Growing and maintaining a vegetable garden always seemed beyond me until recently — thanks to a book called One Magic Square by Lolo Houbein.
Houbein, who witnessed the devastation of famine in Holland during the second world war, has made food security education a top priority. She lived through a time when 24 000 people starved to death in an area about as big as Gauteng in South Africa. She witnessed all the beautiful trees being chopped down for firewood and all the birds, animals and fish in her home town being killed and used for food. This thick little square book is a gift for survival and is especially encouraging to those who’ve never planted a vegetable garden before.
After reading the first few paragraphs my boyfriend and I were heading off to the hardware store to buy some seedlings, compost and a spade. These are the words that inspired: ‘To start growing your own food without delay, put down this book, go out in the garden and select a spot in the sun.
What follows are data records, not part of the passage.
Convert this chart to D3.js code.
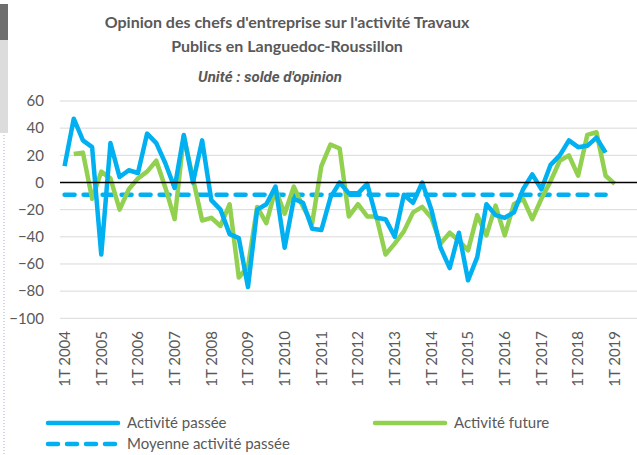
<!DOCTYPE html>
<html>
<head>
<meta charset="utf-8">
<script src="https://cdn.jsdelivr.net/npm/d3@7"></script>
<style>
  body { margin: 0; background: #fff; }
  text { font-family: Lato, "Open Sans", sans-serif; fill: #595959; }
</style>
</head>
<body>
<div id="chart"></div>
<script>
// quarterly balance of opinion, 1T 2004 .. 4T 2018 (passée) / 2T 2004 .. 1T 2019 (future)
var yearLabels = ["1T 2004","1T 2005","1T 2006","1T 2007","1T 2008","1T 2009","1T 2010","1T 2011",
                  "1T 2012","1T 2013","1T 2014","1T 2015","1T 2016","1T 2017","1T 2018","1T 2019"];
var passee = [12, 47, 31, 26, -53, 29, 4, 9, 7, 36, 29, 14, -4, 35, 0, 31,
              -13, -20, -38, -41, -77, -20, -16, -3, -48, -12, -15, -34, -35, -11, 0, -8,
              -8, -1, -26, -27, -40, -9, -15, 0, -20, -48, -63, -37, -72, -55, -16, -24,
              -26, -22, -5, 6, -5, 13, 20, 31, 26, 27, 33, 22];
var future = [null, 21, 22, -12, 8, 3, -20, -5, 3, 8, 16, -4, -27, 34, 3, -28,
              -26, -32, -16, -70, -62, -18, -30, -5, -23, -3, -18, -30, 12, 28, 25, -25,
              -16, -25, -25, -53, -45, -36, -22, -18, -26, -45, -37, -43, -50, -24, -39, -17,
              -39, -16, -12, -27, -12, 1, 16, 20, 5, 35, 37, 5, -1];
var moyenne = -9;
var yTicks = [60, 40, 20, 0, -20, -40, -60, -80, -100];

var W = 637, H = 455;
var nQuarters = 64;
var quarters = [];
for (var i = 0; i < nQuarters; i++) {
  quarters.push((i % 4 + 1) + "T " + (2004 + Math.floor(i / 4)));
}

var svg = d3.select("#chart").append("svg")
  .attr("width", W).attr("height", H);

// screenshot leftovers on the left edge
svg.append("rect").attr("x", 0).attr("y", 4).attr("width", 8).attr("height", 36).attr("fill", "#6e6e6e");
svg.append("rect").attr("x", 0).attr("y", 40).attr("width", 8).attr("height", 93).attr("fill", "#dcdcdc");
svg.append("line").attr("x1", 4).attr("x2", 4).attr("y1", 135).attr("y2", H)
  .attr("stroke", "#9fb3d6").attr("stroke-width", 1).attr("stroke-dasharray", "1,2");

var x = d3.scaleBand().domain(quarters).range([60, 60 + nQuarters * 9.17]);
var cx = function (q) { return x(q) + x.bandwidth() / 2; };
var y = d3.scaleLinear().domain([-100, 60]).range([318.3, 101]);

// gridlines
svg.append("g").selectAll("line").data(yTicks.filter(function (d) { return d !== 0; }))
  .enter().append("line")
  .attr("x1", 60).attr("x2", W)
  .attr("y1", function (d) { return y(d); }).attr("y2", function (d) { return y(d); })
  .attr("stroke", "#d9d9d9").attr("stroke-width", 1);

// y labels
var yAxis = svg.append("g").attr("transform", "translate(44,0)")
  .call(d3.axisLeft(y).tickValues(yTicks).tickSize(0).tickPadding(0));
yAxis.select(".domain").remove();
yAxis.selectAll("text").style("font-size", "15px").attr("fill", "#595959")
  .style("font-family", "Lato, sans-serif");

// x labels, rotated, reading bottom to top
var xAxis = svg.append("g").attr("transform", "translate(0,331)")
  .call(d3.axisBottom(x).tickValues(yearLabels).tickSize(0).tickPadding(0));
xAxis.select(".domain").remove();
xAxis.selectAll(".tick").attr("transform", function (d) { return "translate(" + cx(d) + ",0)"; });
xAxis.selectAll("text")
  .attr("transform", "rotate(-90)")
  .attr("x", 0).attr("y", 0).attr("dy", "0.35em")
  .attr("text-anchor", "end")
  .style("font-size", "15px").attr("fill", "#595959")
  .style("font-family", "Lato, sans-serif");

// mean line
svg.append("line")
  .attr("x1", cx(quarters[0])).attr("x2", cx(quarters[passee.length - 1]))
  .attr("y1", y(moyenne)).attr("y2", y(moyenne))
  .attr("stroke", "#00b0f0").attr("stroke-width", 4.5)
  .attr("stroke-dasharray", "10,9").attr("stroke-linecap", "round");

var line = d3.line()
  .defined(function (d) { return d !== null; })
  .x(function (d, i) { return cx(quarters[i]); })
  .y(function (d) { return y(d); });

svg.append("path").datum(future)
  .attr("d", line).attr("fill", "none")
  .attr("stroke", "#92d050").attr("stroke-width", 4.5).attr("stroke-linejoin", "round");

svg.append("path").datum(passee)
  .attr("d", line).attr("fill", "none")
  .attr("stroke", "#00b0f0").attr("stroke-width", 4.5).attr("stroke-linejoin", "round");

// zero line on top
svg.append("line")
  .attr("x1", 60).attr("x2", W).attr("y1", y(0)).attr("y2", y(0))
  .attr("stroke", "#000").attr("stroke-width", 1.5);

// titles
svg.append("text").attr("x", 287).attr("y", 28).attr("text-anchor", "middle")
  .style("font-size", "16px").style("font-weight", "bold")
  .text("Opinion des chefs d'entreprise sur l'activité Travaux");
svg.append("text").attr("x", 287).attr("y", 52).attr("text-anchor", "middle")
  .style("font-size", "16px").style("font-weight", "bold")
  .text("Publics en Languedoc-Roussillon");
svg.append("text").attr("x", 270).attr("y", 82).attr("text-anchor", "middle")
  .style("font-size", "15px").style("font-weight", "bold").style("font-style", "italic")
  .style("font-family", "Roboto, sans-serif")
  .text("Unité : solde d'opinion");

// legend
var legend = [
  {label: "Activité passée", color: "#00b0f0", dash: null, x: 48, y: 423},
  {label: "Activité future", color: "#92d050", dash: null, x: 375, y: 423},
  {label: "Moyenne activité passée", color: "#00b0f0", dash: "10,9", x: 48, y: 444}
];
var lg = svg.append("g").selectAll("g").data(legend).enter().append("g");
lg.append("line")
  .attr("x1", function (d) { return d.x; }).attr("x2", function (d) { return d.x + 70; })
  .attr("y1", function (d) { return d.y; }).attr("y2", function (d) { return d.y; })
  .attr("stroke", function (d) { return d.color; }).attr("stroke-width", 4.5)
  .attr("stroke-linecap", "round")
  .attr("stroke-dasharray", function (d) { return d.dash; });
lg.append("text")
  .attr("x", function (d) { return d.x + 79; }).attr("y", function (d) { return d.y; })
  .attr("dy", "0.35em").style("font-size", "15px")
  .text(function (d) { return d.label; });
</script>
</body>
</html>
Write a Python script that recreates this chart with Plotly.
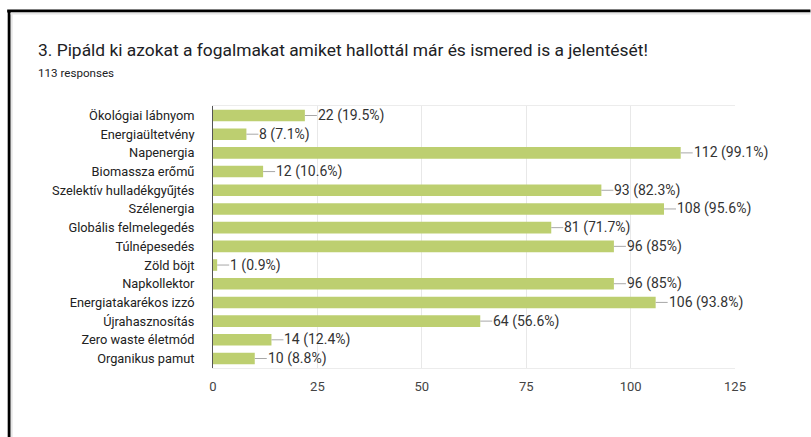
import plotly.graph_objects as go

categories = ["Ökológiai lábnyom", "Energiaültetvény", "Napenergia", "Biomassza erőmű",
              "Szelektív hulladékgyűjtés", "Szélenergia", "Globális felmelegedés", "Túlnépesedés",
              "Zöld böjt", "Napkollektor", "Energiatakarékos izzó", "Újrahasznosítás",
              "Zero waste életmód", "Organikus pamut"]
counts = [22, 8, 112, 12, 93, 108, 81, 96, 1, 96, 106, 64, 14, 10]
percents = ["19.5%", "7.1%", "99.1%", "10.6%", "82.3%", "95.6%", "71.7%", "85%",
            "0.9%", "85%", "93.8%", "56.6%", "12.4%", "8.8%"]
x_ticks = [0, 25, 50, 75, 100, 125]
title = "3. Pipáld ki azokat a fogalmakat amiket hallottál már és ismered is a jelentését!"
subtitle = "113 responses"

# plot area in pixels
L, R, T, B = 213, 735.5, 106, 368
W, H = 811, 437

def px(x):
    return (x - L) / (R - L)

def py(y):
    return (B - y) / (B - T)

FONT = "Roboto, Arial, sans-serif"

fig = go.Figure(go.Bar(
    x=counts, y=categories, orientation="h",
    marker=dict(color="#bdcf70", line=dict(width=0)),
    width=0.62, hoverinfo="skip",
))

annotations = []
for c, v, p in zip(categories, counts, percents):
    annotations.append(dict(
        x=v, y=c, xref="x", yref="y", text=f"{v} ({p})",
        showarrow=True, arrowhead=0, arrowwidth=1, arrowcolor="#a8a8a8",
        ax=12, ay=0, xanchor="left", standoff=0, startstandoff=0,
        borderpad=0, font=dict(family=FONT, size=14, color="#333333"),
    ))

annotations.append(dict(x=px(36), y=py(50), xref="paper", yref="paper", text=title,
                        showarrow=False, xanchor="left", yanchor="middle",
                        font=dict(family=FONT, size=17.4, color="#202124")))
annotations.append(dict(x=px(36), y=py(73), xref="paper", yref="paper", text=subtitle,
                        showarrow=False, xanchor="left", yanchor="middle",
                        font=dict(family=FONT, size=11.6, color="#202124")))

shapes = [
    # frame lines (screenshot border)
    dict(type="line", xref="paper", yref="paper", x0=px(7), x1=px(W), y0=py(11), y1=py(11),
         line=dict(color="#000000", width=3)),
    dict(type="line", xref="paper", yref="paper", x0=px(9), x1=px(9), y0=py(10), y1=py(H),
         line=dict(color="#000000", width=3)),
    dict(type="line", xref="paper", yref="paper", x0=px(10.5), x1=px(W), y0=py(13.5), y1=py(13.5),
         line=dict(color="#e6e6e6", width=2)),
    dict(type="line", xref="paper", yref="paper", x0=px(11.5), x1=px(11.5), y0=py(13), y1=py(H),
         line=dict(color="#e6e6e6", width=2)),
]

fig.update_layout(
    width=W, height=H,
    margin=dict(l=L, r=W - R, t=T, b=H - B, pad=0),
    paper_bgcolor="white", plot_bgcolor="white",
    showlegend=False, bargap=0.38,
    annotations=annotations, shapes=shapes,
    xaxis=dict(range=[0, 125], tickvals=x_ticks, showgrid=True, gridcolor="#e8e8e8",
               gridwidth=1, zeroline=False, showline=True, linecolor="#ececec", mirror=True,
               ticks="", ticklabelstandoff=6,
               tickfont=dict(family=FONT, size=13, color="#444444"),
               fixedrange=True),
    yaxis=dict(categoryorder="array", categoryarray=categories, autorange="reversed",
               showgrid=False, zeroline=False, showline=True, linecolor="#555555", linewidth=1,
               ticks="", ticklabelstandoff=15,
               tickfont=dict(family=FONT, size=12.8, color="#222222"), fixedrange=True),
)

fig.write_html("out.html", config={"displayModeBar": False},
               post_script="document.body.style.margin='0';document.body.style.overflow='hidden';")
Dig over one square metre with a garden fork and remove all the weeds by hand.’
Houbein doesn’t allow for analysis paralysis —she encourages the wanna-be-gardener to go out immediately and buy some seeds or seedlings, some blood meal and bone meal ‘since you don’t yet have compost and composted manure’. It’s easy to go ahead with your garden once you have these items: sprinkle and rake a few handfuls of the meals into the soil and then loosen it to a depth of 15cm before watering it. You can then read up on the vegetables you’ve bought before the seeds or seedlings are planted and watered. That’s it, to begin with.
We simply dug some compost and bone meal into the earth before planting the seedlings. And that was that… a few weeks later we were eating beautiful fresh rocket, parsley, chives and watercress from our one square metre garden.
We’ve been dreaming of expanding the vegetable garden so that every spare metre of the property is covered with home-grown edibles. So far we’ve only been able to add another square metre, besides a few pots… been slowed down somewhat by our puppy who just loves getting her paws (and everything else) dirty! But then, as Houbein says, ‘most food gardening failures occur through starting too big.’ She recommends extending the garden by one square metre each season. By doing so, the pleasure is not lost ‘even as your self-sufficiency increases’.